Coming home after everything else I had that day, I looked around my space and saw her everywhere and every moment we had together as I cleaned up my room.

Mocha was my longest relationship ever and it will be one I hold tight to by heart always. Over the last few days,I  have been looking for her in her favorite spots without even thinking or knowing I am doing it until a few moments later. I listen to my morning alarm and wait, wait for her to jump on my chest until I get out of bed but nothing happens. She would want me up so she could lay in my body heat before I made the bed after my cup of coffee. She lived well, she survived lots of things like being caught twice by two German shepherds,(King ) and (Gracie) side note the only reason they let her go because she peed on them in their mouth. She survived a week out in wilderness without getting attacked by anything when I first moved to the countryside . She found three rattlesnakes outside my bedroom window to warn me through out the summers she lived by the window seals . She's been my heated blanket before there were heated blanket made and then I had to convince her to let me have some of the heated blanket throughout the years.

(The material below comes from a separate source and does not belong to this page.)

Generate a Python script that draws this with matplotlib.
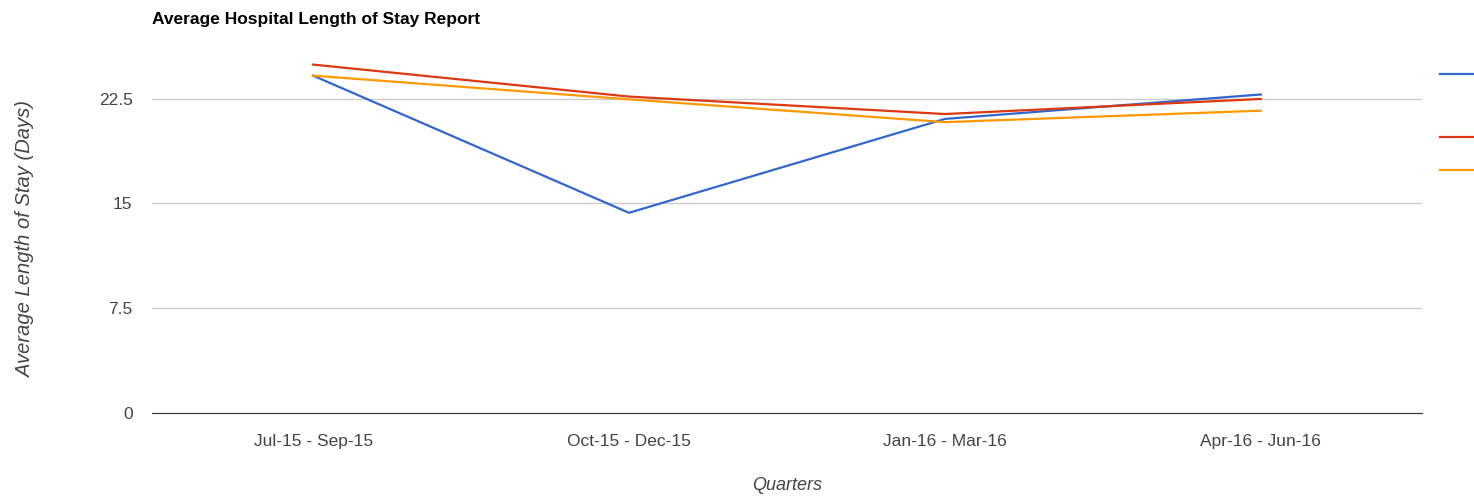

Mocha was my favorite study partner when I went to school; she would seat on my back, my butt and head when I would lay on the floor for hours to distract me from my tasks.  She once brought a headless bird to me in the house and to this very day ,no sign of head in sight... Let all hope she left it outside. My mocha has been through everything with me since the age of ten, through heartbreaks, broken bones, surgeries and the occasional sneak out also the numerous colds. I also remember the time she took out the little christmas tree set we had with her whole body trying to get the dangling ornaments. What I miss the most is hearing her little paws running up and down the hallway tile in the midnight hour because she's fully wake from her full day of naps. I  miss seeing her little paw under the bathroom doors, telling me to let her in or she will open it and let me tell you she opened the door every single time regardless if I was in the bathtub or not. Today I  made my bed with new sheets and it took me just ten minutes to make it but I missed the moment where she would roll all over the bed with the new warm sheets and not let me make it until I caught her first probably in her mind it was my cardio for disturbing here from her nap.

I feel out of place without her and I will probably be for a very long time with her being gone. Reflecting over the last few days and reflecting all of our years together. I can say through all her masterminding moments that we both really understood each other fully and she was my other half but in kitty form. I miss those head nudges for cuddles and kisses the most all. My Favorite little Mocha in the world.